Final Cut 7 vs. Final Cut Pro X

The Showdown

In more than a decade of working in the IT realm, I’ve never seen anything quite like this. Recently, Final Cut Pro X came out which was a huge change from it’s precursor, Final Cut Pro 7. For those that are unaware, when it comes to video editing software, there’s nothing better in the market than a good final cut pro, even Microsoft makes their commercials with the apple based software.

For years, FCP has been the software of choice for video editing professionals Worldwide, but this latest release has left people ready to hit the streets with pitchforks and torches. Apple redesigned the software to look and work more like their wildly successful iMovie program. The benefit of iMovie is that it’s incredibly easy to use, but lacks a lot in the advanced editing sector. Final cut pro was the go to solution for most advanced editing features, so in Apple’s infinite wisdom, they decided to meld the two programs together.

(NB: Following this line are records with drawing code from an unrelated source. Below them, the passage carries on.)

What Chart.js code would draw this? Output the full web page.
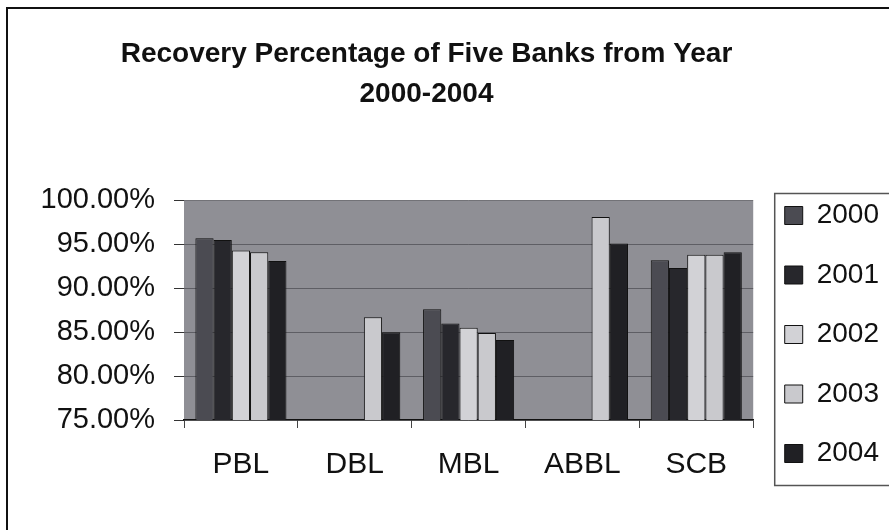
<!DOCTYPE html>
<html lang="en">
<head>
    <meta charset="UTF-8">
    <title>Recovery Percentage of Five Banks</title>
    <script src="https://cdn.jsdelivr.net/npm/chart.js@4/dist/chart.umd.min.js"></script>
    <style>
        * {
            margin: 0;
            padding: 0;
            box-sizing: border-box;
        }

        body {
            background: #ffffff;
            width: 889px;
            height: 530px;
            overflow: hidden;
        }

        .page {
            position: relative;
            width: 889px;
            height: 530px;
            overflow: hidden;
        }

        .frame {
            position: absolute;
            left: 6px;
            top: 7px;
            width: 900px;
            height: 540px;
            border-left: 2px solid #111;
            border-top: 2px solid #111;
        }

        /* shifted a little left so the title sits where the scan has it */
        .chart-box {
            position: absolute;
            left: -36px;
            top: 0;
            width: 925px;
            height: 530px;
        }
    </style>
</head>
<body>
    <div class="page">
        <div class="frame"></div>
        <div class="chart-box">
            <canvas id="recoveryChart"></canvas>
        </div>
    </div>

    <script>
        const banks = ['PBL', 'DBL', 'MBL', 'ABBL', 'SCB'];
        const years = ['2000', '2001', '2002', '2003', '2004'];

        // recovery percentage per bank, null where the scan shows no bar
        const rec2000 = [95.7, null, 87.6, null, 93.2];
        const rec2001 = [95.5, null, 86.0, null, 92.3];
        const rec2002 = [94.3, null, 85.5, null, 93.8];
        const rec2003 = [94.1, 86.7, 84.9, 98.1, 93.8];
        const rec2004 = [93.1, 85.0, 84.1, 95.1, 94.1];

        const yMin = 75;
        const yMax = 100;
        const yStep = 5;

        const seriesData = [rec2000, rec2001, rec2002, rec2003, rec2004];
        const seriesColors = ['#4b4b52', '#27272c', '#d2d2d6', '#c9c9cd', '#202024'];

        const fontFamily = 'Liberation Sans, Arial, sans-serif';

        // grey plot background and the legend frame
        const plotDecor = {
            id: 'plotDecor',
            beforeDraw(chart) {
                const { ctx, chartArea } = chart;
                ctx.save();
                ctx.fillStyle = '#8f8f95';
                ctx.fillRect(chartArea.left, chartArea.top, chartArea.right - chartArea.left, chartArea.bottom - chartArea.top);
                ctx.restore();
            },
            afterDraw(chart) {
                const boxes = chart.legend.legendHitBoxes;
                if (!boxes || !boxes.length) return;
                const first = boxes[0];
                const last = boxes[boxes.length - 1];
                const ctx = chart.ctx;
                ctx.save();
                ctx.strokeStyle = '#555';
                ctx.lineWidth = 1.5;
                ctx.strokeRect(first.left - 10, first.top - 8, chart.width, last.top + last.height + 26 - first.top);
                ctx.restore();
            }
        };

        const ctx = document.getElementById('recoveryChart').getContext('2d');
        new Chart(ctx, {
            type: 'bar',
            data: {
                labels: banks,
                datasets: years.map((year, i) => ({
                    label: year,
                    data: seriesData[i],
                    backgroundColor: seriesColors[i],
                    borderColor: '#111',
                    borderWidth: 1,
                    categoryPercentage: 0.8,
                    barPercentage: 1.0
                }))
            },
            options: {
                responsive: true,
                maintainAspectRatio: false,
                animation: false,
                layout: {
                    padding: { left: 0, right: 0, top: 0, bottom: 31 }
                },
                scales: {
                    x: {
                        grid: {
                            display: true,
                            drawOnChartArea: false,
                            drawTicks: true,
                            tickLength: 8,
                            tickColor: '#444',
                            offset: true
                        },
                        border: { display: true, color: '#111', width: 1.5 },
                        ticks: {
                            color: '#111',
                            padding: 19,
                            font: { family: fontFamily, size: 30 }
                        },
                        afterFit(scale) {
                            scale.height = 79;
                        }
                    },
                    y: {
                        min: yMin,
                        max: yMax,
                        grid: {
                            color: 'rgba(55, 55, 60, 0.55)',
                            tickColor: '#333',
                            tickLength: 10,
                            lineWidth: 1
                        },
                        border: { display: false },
                        ticks: {
                            stepSize: yStep,
                            color: '#111',
                            padding: 19,
                            font: { family: fontFamily, size: 29 },
                            callback: (v) => v.toFixed(2) + '%'
                        },
                        afterFit(scale) {
                            scale.width = 220;
                        }
                    }
                },
                plugins: {
                    title: {
                        display: true,
                        text: ['Recovery Percentage of Five Banks from Year', '2000-2004'],
                        color: '#111',
                        font: { family: fontFamily, size: 28, weight: 'bold', lineHeight: 1.4 },
                        padding: { top: 35, bottom: 87 }
                    },
                    legend: {
                        display: true,
                        position: 'right',
                        align: 'end',
                        labels: {
                            color: '#111',
                            boxWidth: 18,
                            boxHeight: 18,
                            padding: 31.5,
                            font: { family: fontFamily, size: 28 }
                        }
                    },
                    tooltip: { enabled: false }
                }
            },
            plugins: [plotDecor]
        });
    </script>
</body>
</html>
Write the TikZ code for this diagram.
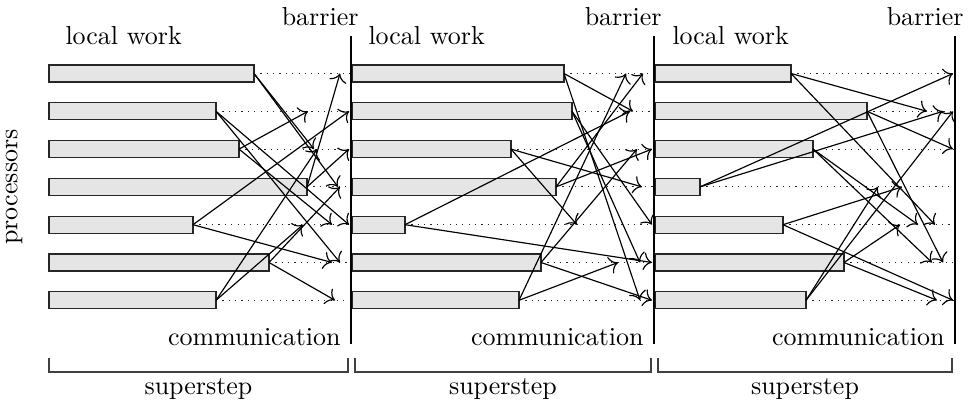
\documentclass[tikz,border=0pt]{standalone}
\usetikzlibrary{arrows.meta}
\begin{document}
\begin{tikzpicture}[x=0.385pt,y=-0.385pt,
  bar/.style={rectangle,draw=black!85,fill=black!10,line width=0.45pt,minimum height=6.55pt,inner sep=0pt,outer sep=0pt,anchor=west},
  msg/.style={-{To[scale=1.25]},line width=0.45pt},
  dotln/.style={dotted,line width=0.45pt,black!85},
  barrierline/.style={line width=1.1pt},
  bracket/.style={line width=0.45pt,black!75},
  lbl/.style={inner sep=0pt,font=\normalsize}]
\useasboundingbox (0,0) rectangle (970,408);

% ---------- section 1 ----------
\foreach \r/\e in {1/254,2/216,3/239,4/307,5/193,6/269,7/216}{
  \pgfmathsetmacro\yy{73.5+(\r-1)*37.8}
  \pgfmathsetmacro\ww{(\e-49)*0.385}
  \node[bar,minimum width=\ww pt] (a\r) at (49,\yy) {};
  \coordinate (ae\r) at (351,\yy);
  \draw[dotln] (a\r.east) -- (ae\r);
}
% ---------- section 2 ----------
\foreach \r/\e in {1/564,2/572,3/511,4/556,5/405,6/541,7/519}{
  \pgfmathsetmacro\yy{73.5+(\r-1)*37.8}
  \pgfmathsetmacro\ww{(\e-352)*0.385}
  \node[bar,minimum width=\ww pt] (b\r) at (352,\yy) {};
  \coordinate (be\r) at (654,\yy);
  \draw[dotln] (b\r.east) -- (be\r);
}
% ---------- section 3 ----------
\foreach \r/\e in {1/791,2/867,3/813,4/700,5/783,6/844,7/806}{
  \pgfmathsetmacro\yy{73.5+(\r-1)*37.8}
  \pgfmathsetmacro\ww{(\e-655)*0.385}
  \node[bar,minimum width=\ww pt] (c\r) at (655,\yy) {};
  \coordinate (ce\r) at (955,\yy);
  \draw[dotln] (c\r.east) -- (ce\r);
}

% ---------- messages ----------
\foreach \f/\t/\x in {1/3/314,1/4/338,2/5/349,2/6/340,3/2/308,3/5/332,4/1/340,4/3/349,
                      5/2/349,5/6/332,6/7/335,6/4/340,7/5/303,7/3/317}{
  \pgfmathsetmacro\yy{73.5+(\t-1)*37.8}
  \coordinate (am\f-\t) at (\x,\yy);
  \draw[msg] (a\f.east) -- (am\f-\t);
}
\foreach \f/\t/\x in {1/2/633,1/7/640,2/5/652,2/6/640,3/4/642,3/5/577,4/1/643,4/3/652,
                      5/2/630,5/6/652,6/3/637,6/7/652,7/6/618,7/1/626}{
  \pgfmathsetmacro\yy{73.5+(\t-1)*37.8}
  \coordinate (bm\f-\t) at (\x,\yy);
  \draw[msg] (b\f.east) -- (bm\f-\t);
}
\foreach \f/\t/\x in {1/2/927,1/5/935,2/3/953,2/6/943,3/5/918,3/6/932,4/1/953,4/2/943,
                      5/4/902,5/7/953,6/5/900,6/7/937,7/4/878,7/2/953}{
  \pgfmathsetmacro\yy{73.5+(\t-1)*37.8}
  \coordinate (cm\f-\t) at (\x,\yy);
  \draw[msg] (c\f.east) -- (cm\f-\t);
}

% ---------- barriers ----------
\coordinate (bt1) at (351,36); \coordinate (bb1) at (351,344);
\coordinate (bt2) at (654,36); \coordinate (bb2) at (654,344);
\coordinate (bt3) at (955,36); \coordinate (bb3) at (955,344);
\draw[barrierline] (bt1) -- (bb1);
\draw[barrierline] (bt2) -- (bb2);
\draw[barrierline] (bt3) -- (bb3);

% ---------- labels ----------
\node[lbl,anchor=base west] (lw1) at (65,45) {local work};
\node[lbl,anchor=base west] (lw2) at (368,45) {local work};
\node[lbl,anchor=base west] (lw3) at (672,45) {local work};
\node[lbl,anchor=base east] (bl1) at (359,26) {barrier};
\node[lbl,anchor=base east] (bl2) at (662,26) {barrier};
\node[lbl,anchor=base east] (bl3) at (964,26) {barrier};
\node[lbl,anchor=base east] (cm1) at (341,345) {communication};
\node[lbl,anchor=base east] (cm2) at (644,345) {communication};
\node[lbl,anchor=base east] (cm3) at (945,345) {communication};
\node[lbl,rotate=90] (proc) at (14,187) {processors};

% ---------- brackets ----------
\draw[bracket] (49,358) -- (49,372) -- (348,372) -- (348,358);
\draw[bracket] (355,358) -- (355,372) -- (651,372) -- (651,358);
\draw[bracket] (658,358) -- (658,372) -- (952,372) -- (952,358);
\node[lbl,anchor=base] (ss1) at (198.5,394) {superstep};
\node[lbl,anchor=base] (ss2) at (503,394) {superstep};
\node[lbl,anchor=base] (ss3) at (805,394) {superstep};
\end{tikzpicture}
\end{document}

Final Cut Pro X integrates seamlessly with iMovie projects, and much of the same features with a few extras. However in it’s current release it lacks a lot of the features that movie editing professionals look for in a video editing program. It even lacks a lot of the features that it’s little brother, iMovie 11 has, but that part isn’t such a surprise. This follows along with Apples formula for new releases.

Get rid of outdated technology by releasing something that’s new and different, figure out what the problems are, spend the next year fixing them and making the product better.

I have no doubt that the new version of Final Cut Pro X will become the new favorite for the novice all the way up to the expert video editor. What is a surprise is the reaction of the public to the updated version of the program. I guess people we’re expecting everything in the old program to be there, as well as a bunch of new stuff, which wasn’t the case. Mind you this program isn’t cheap either. But it seems like people forgot that for years final cut pro dominated the market by it’s ease of use and wide array of features. Now people are complaining that apple has no idea what video editing professionals need? That’s not fair.

In Apples defense, they’re just trying to make programs easier to use for the novice, and the professionals. As usual, they’re leaving some features up to third party developers, and plan to fix certain challenges themselves as they develop. But a large part of the issue seems to stem from the fact that video editors are baffled where their “stuff” is. The entire program has been moved around to be more intuitive. So if you’re just starting out with a program, Final Cut Pro X seems great.

But for the battle hardened Final Cut Pro 7 people, it seems that if something is not in the exact spot they’re use to, they simply reject the idea of looking around for the features they know and love. So whats the analysis at the end of the day?

Final Cut Pro X I give a 7 out of 10. Good but not great. It’s still kind of hard to use, some features are just not there at all, and the filters and features need to be updated a lot.

Professionals need to chill out. Use Final Cut Pro 7 for now if you really don’t like the new FCP X version and wait for it to get better. But know as with all Apple products, it will get better.